Would you write out the listing verbatim and skip every picture in it?

─── RAW DATA ───

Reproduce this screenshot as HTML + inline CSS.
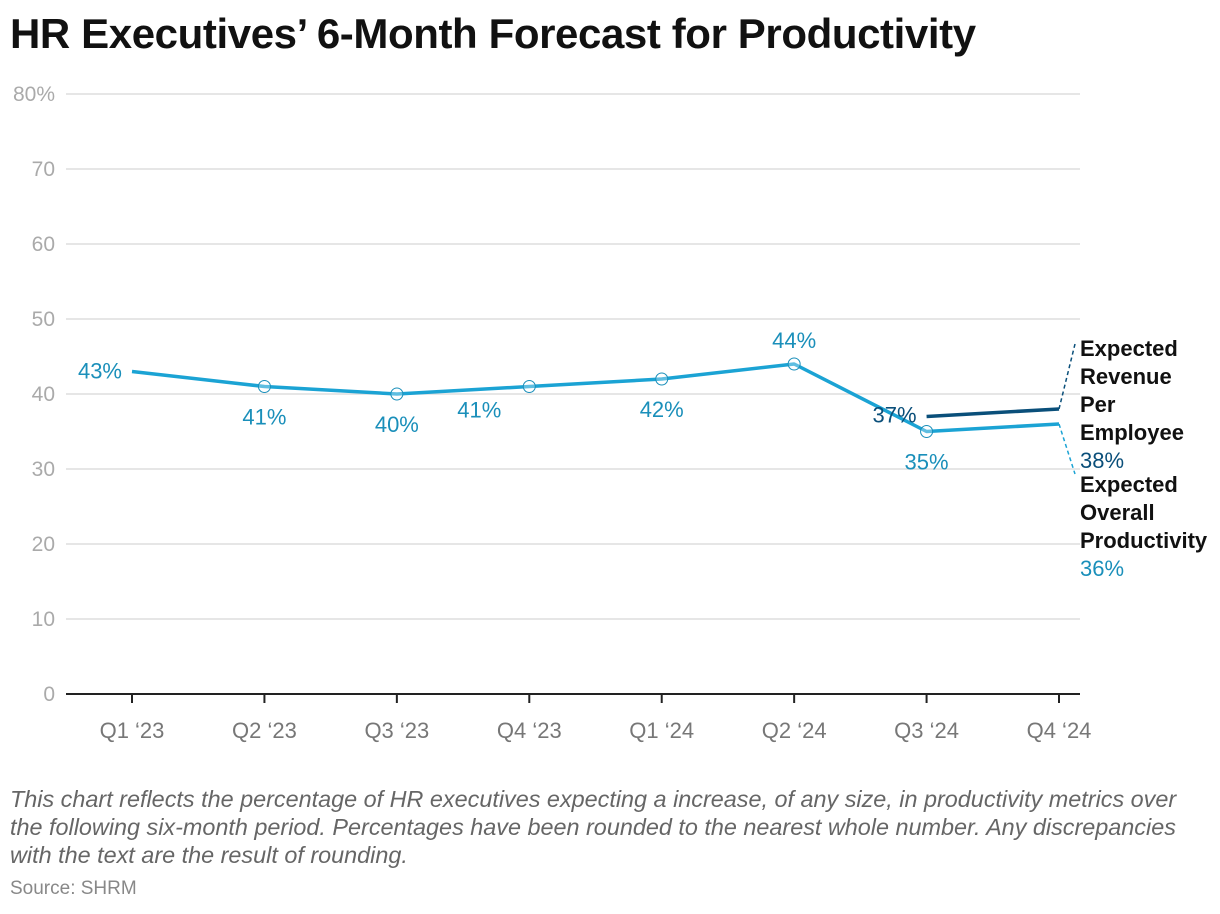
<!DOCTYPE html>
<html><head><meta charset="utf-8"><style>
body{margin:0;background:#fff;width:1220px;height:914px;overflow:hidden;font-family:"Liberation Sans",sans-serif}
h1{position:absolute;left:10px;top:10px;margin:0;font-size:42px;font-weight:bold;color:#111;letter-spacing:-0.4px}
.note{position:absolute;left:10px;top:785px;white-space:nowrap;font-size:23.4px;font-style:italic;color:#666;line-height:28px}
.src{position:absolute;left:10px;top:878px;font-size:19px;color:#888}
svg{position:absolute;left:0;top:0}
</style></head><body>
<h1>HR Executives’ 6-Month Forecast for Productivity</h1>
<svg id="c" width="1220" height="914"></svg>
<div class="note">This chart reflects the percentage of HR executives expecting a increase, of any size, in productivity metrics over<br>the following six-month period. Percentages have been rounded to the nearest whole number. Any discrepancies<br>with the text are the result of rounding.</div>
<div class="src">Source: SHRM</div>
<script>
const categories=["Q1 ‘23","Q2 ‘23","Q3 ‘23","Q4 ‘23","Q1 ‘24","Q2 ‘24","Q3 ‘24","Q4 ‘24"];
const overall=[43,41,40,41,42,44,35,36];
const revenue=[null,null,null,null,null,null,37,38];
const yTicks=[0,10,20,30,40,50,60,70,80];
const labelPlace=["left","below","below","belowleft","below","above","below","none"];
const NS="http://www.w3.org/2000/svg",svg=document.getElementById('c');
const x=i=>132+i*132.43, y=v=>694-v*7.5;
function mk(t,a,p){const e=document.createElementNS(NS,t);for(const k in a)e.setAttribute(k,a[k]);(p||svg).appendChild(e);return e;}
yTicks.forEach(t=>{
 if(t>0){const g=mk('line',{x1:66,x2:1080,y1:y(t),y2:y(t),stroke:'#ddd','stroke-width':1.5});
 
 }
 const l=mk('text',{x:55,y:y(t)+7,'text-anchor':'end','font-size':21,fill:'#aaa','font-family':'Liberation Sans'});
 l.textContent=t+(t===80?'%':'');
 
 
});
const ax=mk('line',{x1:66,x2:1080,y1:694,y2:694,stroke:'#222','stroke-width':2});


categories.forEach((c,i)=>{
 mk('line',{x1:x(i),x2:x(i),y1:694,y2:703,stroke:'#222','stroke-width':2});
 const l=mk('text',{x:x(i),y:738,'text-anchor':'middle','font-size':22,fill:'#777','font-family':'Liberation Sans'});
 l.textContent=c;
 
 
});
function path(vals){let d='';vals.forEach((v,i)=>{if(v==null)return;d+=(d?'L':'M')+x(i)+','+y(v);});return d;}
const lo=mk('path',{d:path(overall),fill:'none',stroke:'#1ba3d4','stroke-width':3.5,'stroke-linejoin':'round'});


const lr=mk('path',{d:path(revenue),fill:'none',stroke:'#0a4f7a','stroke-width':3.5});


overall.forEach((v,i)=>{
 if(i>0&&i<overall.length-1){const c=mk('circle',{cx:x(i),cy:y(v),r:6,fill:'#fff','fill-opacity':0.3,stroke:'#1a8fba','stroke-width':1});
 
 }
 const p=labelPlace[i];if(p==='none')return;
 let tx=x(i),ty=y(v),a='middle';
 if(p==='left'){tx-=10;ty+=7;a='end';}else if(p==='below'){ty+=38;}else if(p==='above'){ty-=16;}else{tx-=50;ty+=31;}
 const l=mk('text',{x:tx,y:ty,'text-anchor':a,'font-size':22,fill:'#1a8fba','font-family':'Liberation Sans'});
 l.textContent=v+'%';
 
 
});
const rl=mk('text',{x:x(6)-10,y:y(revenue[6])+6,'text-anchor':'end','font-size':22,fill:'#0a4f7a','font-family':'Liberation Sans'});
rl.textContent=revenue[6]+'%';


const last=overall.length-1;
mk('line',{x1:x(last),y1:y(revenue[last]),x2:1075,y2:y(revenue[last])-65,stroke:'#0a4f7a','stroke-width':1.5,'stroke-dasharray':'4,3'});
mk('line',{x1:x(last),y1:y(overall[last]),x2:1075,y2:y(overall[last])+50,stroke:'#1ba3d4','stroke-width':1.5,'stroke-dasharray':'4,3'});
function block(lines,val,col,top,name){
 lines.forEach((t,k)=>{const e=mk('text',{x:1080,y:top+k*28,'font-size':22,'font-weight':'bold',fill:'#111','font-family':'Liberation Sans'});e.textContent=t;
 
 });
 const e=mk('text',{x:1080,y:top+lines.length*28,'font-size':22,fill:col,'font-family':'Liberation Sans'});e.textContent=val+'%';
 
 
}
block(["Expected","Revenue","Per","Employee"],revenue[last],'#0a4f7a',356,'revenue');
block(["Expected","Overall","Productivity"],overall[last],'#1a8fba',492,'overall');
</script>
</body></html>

───

- [SOLUTION]
Reproduce this screenshot as HTML + inline CSS.
<!DOCTYPE html>
<html><head><meta charset="utf-8"><style>
body{margin:0;background:#fff;width:1220px;height:914px;overflow:hidden;font-family:"Liberation Sans",sans-serif}
h1{position:absolute;left:10px;top:10px;margin:0;font-size:42px;font-weight:bold;color:#111;letter-spacing:-0.4px}
.note{position:absolute;left:10px;top:785px;white-space:nowrap;font-size:23.4px;font-style:italic;color:#666;line-height:28px}
.src{position:absolute;left:10px;top:878px;font-size:19px;color:#888}
svg{position:absolute;left:0;top:0}
</style></head><body>
<h1>HR Executives’ 6-Month Forecast for Productivity</h1>
<svg id="c" width="1220" height="914"></svg>
<div class="note">This chart reflects the percentage of HR executives expecting a increase, of any size, in productivity metrics over<br>the following six-month period. Percentages have been rounded to the nearest whole number. Any discrepancies<br>with the text are the result of rounding.</div>
<div class="src">Source: SHRM</div>
<script>
const categories=["Q1 ‘23","Q2 ‘23","Q3 ‘23","Q4 ‘23","Q1 ‘24","Q2 ‘24","Q3 ‘24","Q4 ‘24"];
const overall=[43,41,40,41,42,44,35,36];
const revenue=[null,null,null,null,null,null,37,38];
const yTicks=[0,10,20,30,40,50,60,70,80];
const labelPlace=["left","below","below","belowleft","below","above","below","none"];
const NS="http://www.w3.org/2000/svg",svg=document.getElementById('c');
const x=i=>132+i*132.43, y=v=>694-v*7.5;
function mk(t,a,p){const e=document.createElementNS(NS,t);for(const k in a)e.setAttribute(k,a[k]);(p||svg).appendChild(e);return e;}
yTicks.forEach(t=>{
 if(t>0){const g=mk('line',{x1:66,x2:1080,y1:y(t),y2:y(t),stroke:'#ddd','stroke-width':1.5});
 
 }
 const l=mk('text',{x:55,y:y(t)+7,'text-anchor':'end','font-size':21,fill:'#aaa','font-family':'Liberation Sans'});
 l.textContent=t+(t===80?'%':'');
 
 
});
const ax=mk('line',{x1:66,x2:1080,y1:694,y2:694,stroke:'#222','stroke-width':2});


categories.forEach((c,i)=>{
 mk('line',{x1:x(i),x2:x(i),y1:694,y2:703,stroke:'#222','stroke-width':2});
 const l=mk('text',{x:x(i),y:738,'text-anchor':'middle','font-size':22,fill:'#777','font-family':'Liberation Sans'});
 l.textContent=c;
 
 
});
function path(vals){let d='';vals.forEach((v,i)=>{if(v==null)return;d+=(d?'L':'M')+x(i)+','+y(v);});return d;}
const lo=mk('path',{d:path(overall),fill:'none',stroke:'#1ba3d4','stroke-width':3.5,'stroke-linejoin':'round'});


const lr=mk('path',{d:path(revenue),fill:'none',stroke:'#0a4f7a','stroke-width':3.5});


overall.forEach((v,i)=>{
 if(i>0&&i<overall.length-1){const c=mk('circle',{cx:x(i),cy:y(v),r:6,fill:'#fff','fill-opacity':0.3,stroke:'#1a8fba','stroke-width':1});
 
 }
 const p=labelPlace[i];if(p==='none')return;
 let tx=x(i),ty=y(v),a='middle';
 if(p==='left'){tx-=10;ty+=7;a='end';}else if(p==='below'){ty+=38;}else if(p==='above'){ty-=16;}else{tx-=50;ty+=31;}
 const l=mk('text',{x:tx,y:ty,'text-anchor':a,'font-size':22,fill:'#1a8fba','font-family':'Liberation Sans'});
 l.textContent=v+'%';
 
 
});
const rl=mk('text',{x:x(6)-10,y:y(revenue[6])+6,'text-anchor':'end','font-size':22,fill:'#0a4f7a','font-family':'Liberation Sans'});
rl.textContent=revenue[6]+'%';


const last=overall.length-1;
mk('line',{x1:x(last),y1:y(revenue[last]),x2:1075,y2:y(revenue[last])-65,stroke:'#0a4f7a','stroke-width':1.5,'stroke-dasharray':'4,3'});
mk('line',{x1:x(last),y1:y(overall[last]),x2:1075,y2:y(overall[last])+50,stroke:'#1ba3d4','stroke-width':1.5,'stroke-dasharray':'4,3'});
function block(lines,val,col,top,name){
 lines.forEach((t,k)=>{const e=mk('text',{x:1080,y:top+k*28,'font-size':22,'font-weight':'bold',fill:'#111','font-family':'Liberation Sans'});e.textContent=t;
 
 });
 const e=mk('text',{x:1080,y:top+lines.length*28,'font-size':22,fill:col,'font-family':'Liberation Sans'});e.textContent=val+'%';
 
 
}
block(["Expected","Revenue","Per","Employee"],revenue[last],'#0a4f7a',356,'revenue');
block(["Expected","Overall","Productivity"],overall[last],'#1a8fba',492,'overall');
</script>
</body></html>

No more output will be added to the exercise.